Am I the only Mom that get bothered by this?  It's kind of like when other people touch your belly when you're pregnant.  It's a matter of personal boundaries.  You just don't touch someone else unless your invited too.  And while we're on the topic.  WHY oh WHY is it acceptable to touch a pregnant woman's belly?  What social rule, ever made that okay?  I just don't get it.  I don't go up to random people and touch them.  But I am all about personal space.  I even hate it when people get to close to me when I'm in line for anything.  

So that is made rant for the day.  Other then weird lady wanting to look at Madison the visit went pretty well.  She is growing like a weed.  She is almost 3 months old (May 24th) and is now up to 7 lbs 13 oz, and 20 inches long.  She is still below the curve, but her doctor assures me that in the next month or two she will be at the bottom of the curve for her age.  He even said twice, how amazed he was with her growth.  And that he wished he saw more preemie babies doing as well as she is.

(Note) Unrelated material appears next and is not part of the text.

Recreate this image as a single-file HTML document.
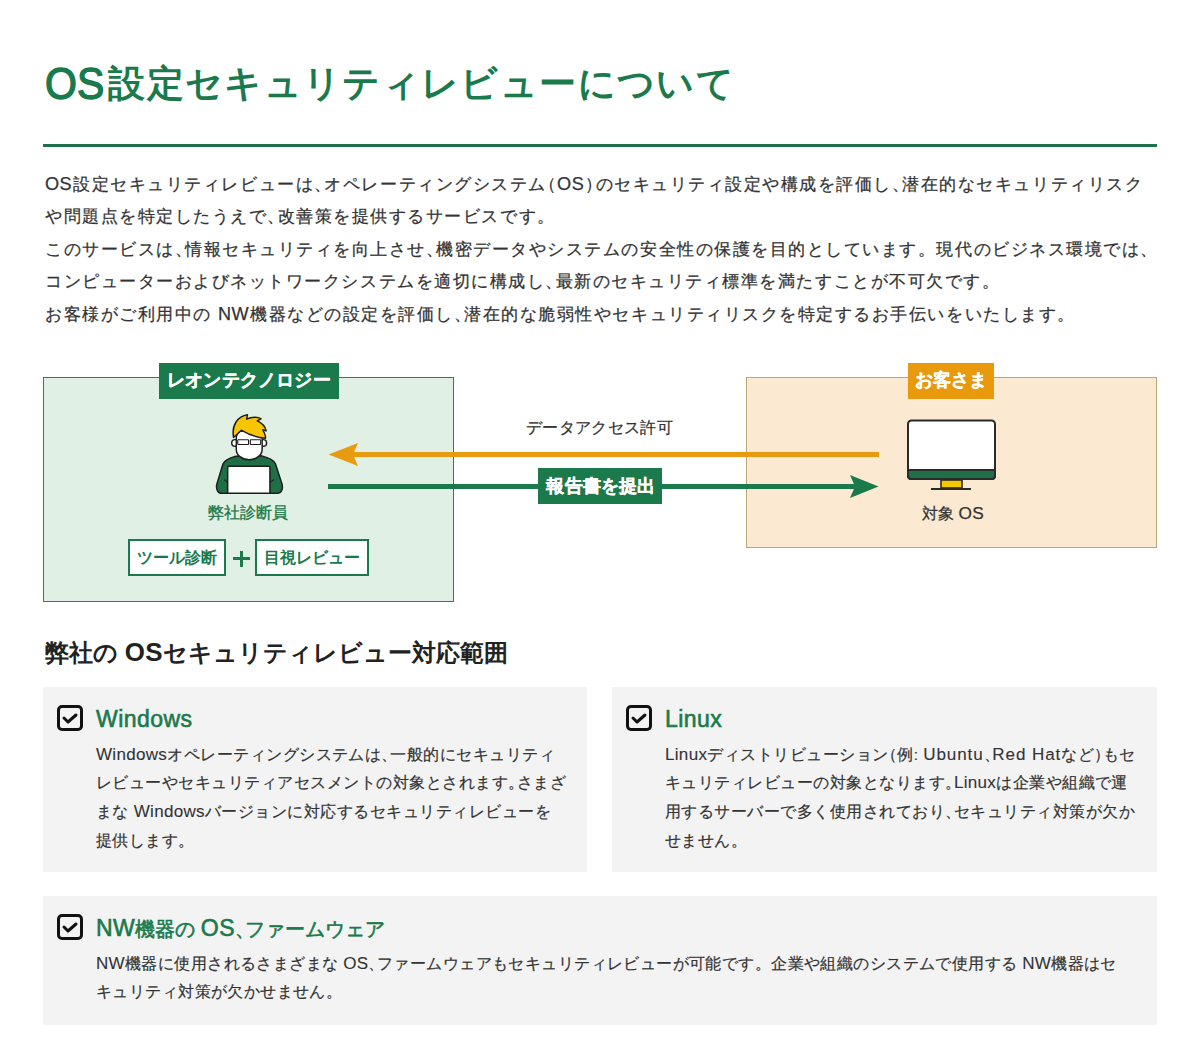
<!DOCTYPE html>
<html lang="ja">
<head>
<meta charset="utf-8">
<title>OS設定セキュリティレビューについて</title>
<style>
html,body{margin:0;padding:0;background:#fff;}
body{width:1200px;height:1044px;overflow:hidden;position:relative;font-family:"Liberation Sans",sans-serif;color:#333;}
.a{position:absolute;white-space:nowrap;}
.h{margin-right:-0.5em;}
.hl{margin-left:-0.5em;}
#title{left:45px;top:57px;font-size:37px;line-height:50px;font-weight:bold;color:#1a7a4c;letter-spacing:1.36px;}
#title .L{font-size:41px;font-weight:normal;-webkit-text-stroke:1.3px #1a7a4c;letter-spacing:0px;display:inline-block;transform:translateY(3px) scaleY(1.07);transform-origin:50% 70%;margin-right:4px;}
#rule{left:43px;top:144px;width:1114px;height:3px;background:#1d704b;}
.para{left:45px;font-size:16.5px;line-height:32px;color:#333;letter-spacing:1.53px;-webkit-text-stroke:0.25px #333;}
.para .L{font-size:1.1em;letter-spacing:0.5px;margin-right:1px;}
.L{font-size:1.08em;letter-spacing:0.02em;}
.ct .L{font-size:1.15em;}
.box{position:absolute;box-sizing:border-box;}
#lbox{left:43px;top:377px;width:411px;height:225px;background:#e0f0e4;border:1px solid #44735c;}
#rbox{left:746px;top:377px;width:411px;height:171px;background:#fbe9d2;border:1px solid #bca577;}
.label{position:absolute;box-sizing:border-box;height:36px;top:363px;color:#fff;font-weight:bold;font-size:18px;line-height:36px;text-align:center;white-space:nowrap;letter-spacing:0.2px;-webkit-text-stroke:0.3px #fff;}
#l1{left:159px;width:180px;background:#1a7a4c;line-height:34px;}
#l2{left:908px;width:86px;background:#e8990c;line-height:34px;}
.tool{position:absolute;box-sizing:border-box;top:539px;height:37px;border:2px solid #1a7a4c;background:#fff;color:#1a7a4c;font-weight:bold;font-size:16px;line-height:33px;text-align:center;white-space:nowrap;}
#h2{left:45px;top:636px;font-size:24px;line-height:32px;font-weight:bold;color:#222;}
.card{position:absolute;background:#f3f3f3;}
.chk{position:absolute;left:14px;top:18px;width:26px;height:26px;}
.ct{position:absolute;left:53px;top:16px;font-size:20px;line-height:32px;color:#1a7a4c;white-space:nowrap;-webkit-text-stroke:0.6px #1a7a4c;}
.cb{position:absolute;left:53px;top:53.5px;font-size:15.5px;line-height:28.8px;color:#333;white-space:nowrap;letter-spacing:0.48px;-webkit-text-stroke:0.2px #333;}
.cb .L{font-size:1.1em;letter-spacing:0.3px;-webkit-text-stroke:0.1px #333;}
</style>
</head>
<body>
<div id="title" class="a"><span class="L">OS</span>設定セキュリティレビューについて</div>
<div id="rule" class="a"></div>

<div class="a para" style="top:168px"><span class="L">OS</span>設定セキュリティレビューは<span class="h">、</span>オペレーティングシステム<span class="hl">（</span><span class="L">OS</span><span class="h">）</span>のセキュリティ設定や構成を評価し<span class="h">、</span>潜在的なセキュリティリスク</div>
<div class="a para" style="top:200px">や問題点を特定したうえで<span class="h">、</span>改善策を提供するサービスです。</div>
<div class="a para" style="top:233px">このサービスは<span class="h">、</span>情報セキュリティを向上させ<span class="h">、</span>機密データやシステムの安全性の保護を目的としています。現代のビジネス環境では、</div>
<div class="a para" style="top:265px">コンピューターおよびネットワークシステムを適切に構成し<span class="h">、</span>最新のセキュリティ標準を満たすことが不可欠です。</div>
<div class="a para" style="top:298px">お客様がご利用中の <span class="L">NW</span>機器などの設定を評価し<span class="h">、</span>潜在的な脆弱性やセキュリティリスクを特定するお手伝いをいたします。</div>

<!-- diagram -->
<div id="lbox" class="box"></div>
<div id="rbox" class="box"></div>
<div id="l1" class="label">レオンテクノロジー</div>
<div id="l2" class="label">お客さま</div>

<div class="a" style="left:526px;top:416px;font-size:16px;line-height:24px;color:#333;letter-spacing:0.35px;-webkit-text-stroke:0.25px #333;">データアクセス許可</div>

<svg class="a" style="left:0;top:0" width="1200" height="1044" viewBox="0 0 1200 1044">
  <!-- orange arrow -->
  <rect x="350" y="452" width="529" height="5" fill="#e89a10"/>
  <path d="M328.5 454.5 L358 443 L353 454.5 L358 466 Z" fill="#e89a10"/>
  <!-- green arrow -->
  <rect x="328" y="484" width="528" height="5" fill="#1a7a4c"/>
  <path d="M878.5 486.5 L850 475 L855 486.5 L850 498 Z" fill="#1a7a4c"/>
  <!-- person -->
  <g transform="translate(210 408) scale(0.08621)" stroke="#1e1e1e" stroke-width="17" stroke-linejoin="round">
    <path d="M300 560 C230 580 170 600 150 650 L80 880 C65 940 90 990 140 990 L780 990 C830 990 850 940 835 880 L760 650 C740 600 680 580 600 555 Z" fill="#1f6e45"/>
    <path d="M165 830 L200 860 M740 830 L705 860" fill="none" stroke-width="12"/>
    <rect x="205" y="675" width="490" height="315" rx="14" fill="#fff"/>
    <circle cx="290" cy="405" r="38" fill="#fff"/>
    <circle cx="618" cy="405" r="38" fill="#fff"/>
    <path d="M305 350 C305 290 365 240 455 240 C545 240 605 290 605 350 L605 480 C605 545 535 600 452 600 C370 600 305 545 305 480 Z" fill="#fff"/>
    <path d="M272 335 C250 200 320 95 435 78 L425 130 C485 100 560 100 592 125 L548 150 C605 175 640 215 652 265 L612 252 C632 290 652 330 642 352 C540 340 430 300 362 258 C332 290 300 320 272 340 Z" fill="#f7c600"/>
    <g stroke-width="13" fill="#fff">
      <rect x="322" y="368" width="125" height="55" rx="6"/>
      <rect x="468" y="368" width="120" height="55" rx="6"/>
    </g>
  </g>
  <!-- monitor -->
  <rect x="908" y="420.5" width="87" height="58.5" rx="3.5" fill="#fff" stroke="#2a2a2a" stroke-width="2"/>
  <path d="M908 470 H995 V476 A3 3 0 0 1 992 479 H911 A3 3 0 0 1 908 476 Z" fill="#1f6f48" stroke="#2a2a2a" stroke-width="2"/>
  <rect x="941" y="480" width="21" height="8" fill="#f5c800" stroke="#2a2a2a" stroke-width="1.6"/>
  <rect x="931" y="488" width="40" height="2" fill="#2a2a2a"/>
</svg>

<div class="label" style="left:538px;top:468px;width:124px;background:#1a7a4c;font-size:18px;letter-spacing:0.2px;padding-left:2px;">報告書を提出</div>

<div class="a" style="left:208px;top:501px;font-size:16px;line-height:24px;color:#1f7a4c;-webkit-text-stroke:0.35px #1f7a4c;">弊社診断員</div>
<div class="tool" style="left:128px;width:98px;">ツール診断</div>
<div class="a" style="left:231px;top:551px;width:20px;height:24px;">
  <div style="position:absolute;left:1.5px;top:6px;width:17px;height:3px;background:#1a7a4c"></div>
  <div style="position:absolute;left:8.5px;top:-0.5px;width:3px;height:16px;background:#1a7a4c"></div>
</div>
<div class="tool" style="left:255px;width:114px;">目視レビュー</div>

<div class="a" style="left:922px;top:501px;font-size:16px;line-height:24px;color:#333;-webkit-text-stroke:0.25px #333;">対象 <span class="L">OS</span></div>

<div id="h2" class="a">弊社の <span class="L">OS</span>セキュリティレビュー対応範囲</div>

<!-- cards -->
<div class="card" style="left:43px;top:687px;width:544px;height:185px;">
  <svg class="chk" viewBox="0 0 26 26"><rect x="1.5" y="1.5" width="23" height="23" rx="3.5" fill="none" stroke="#111" stroke-width="3"/><path d="M7 13 L11 17 L19 10" fill="none" stroke="#111" stroke-width="3" stroke-linecap="round" stroke-linejoin="round"/></svg>
  <div class="ct"><span class="L">Windows</span></div>
  <div class="cb"><span class="L">Windows</span>オペレーティングシステムは<span class="h">、</span>一般的にセキュリティ<br>レビューやセキュリティアセスメントの対象とされます<span class="h">。</span>さまざ<br>まな <span class="L">Windows</span>バージョンに対応するセキュリティレビューを<br>提供します。</div>
</div>
<div class="card" style="left:612px;top:687px;width:545px;height:185px;">
  <svg class="chk" viewBox="0 0 26 26"><rect x="1.5" y="1.5" width="23" height="23" rx="3.5" fill="none" stroke="#111" stroke-width="3"/><path d="M7 13 L11 17 L19 10" fill="none" stroke="#111" stroke-width="3" stroke-linecap="round" stroke-linejoin="round"/></svg>
  <div class="ct"><span class="L">Linux</span></div>
  <div class="cb"><span class="L">Linux</span>ディストリビューション<span class="hl">（</span>例: <span class="L" style="letter-spacing:0.9px">Ubuntu</span><span class="h">、</span><span class="L" style="letter-spacing:0.9px">Red Hat</span>など<span class="h">）</span>もセ<br>キュリティレビューの対象となります<span class="h">。</span><span class="L">Linux</span>は企業や組織で運<br>用するサーバーで多く使用されており<span class="h">、</span>セキュリティ対策が欠か<br>せません。</div>
</div>
<div class="card" style="left:43px;top:896px;width:1114px;height:129px;">
  <svg class="chk" viewBox="0 0 26 26"><rect x="1.5" y="1.5" width="23" height="23" rx="3.5" fill="none" stroke="#111" stroke-width="3"/><path d="M7 13 L11 17 L19 10" fill="none" stroke="#111" stroke-width="3" stroke-linecap="round" stroke-linejoin="round"/></svg>
  <div class="ct"><span class="L">NW</span>機器の <span class="L">OS</span><span class="h">、</span>ファームウェア</div>
  <div class="cb" style="letter-spacing:0.42px"><span class="L">NW</span>機器に使用されるさまざまな <span class="L">OS</span><span class="h">、</span>ファームウェアもセキュリティレビューが可能です。企業や組織のシステムで使用する <span class="L">NW</span>機器はセ<br>キュリティ対策が欠かせません。</div>
</div>
</body>
</html>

It makes me feel so blessed when we find out just how good Madison is doing.  She had such a rough start in her life, things could have just as easily gone the other way.  But the Lord decided that she was going to thrive.  For that Tyler and I are eternally grateful for that.    

By the way, Madisons' pediatrician is AMAZING!  His name is Dr. Peter Lindgren.  He is so good with her.  Every time we go, he tells be how beautiful she is, and he looks at her as if he was looking at one of his own kids.  And is very easy to talk to.  He listens to all of my concerns, and doesn't make me feel like any of my worries are trivial.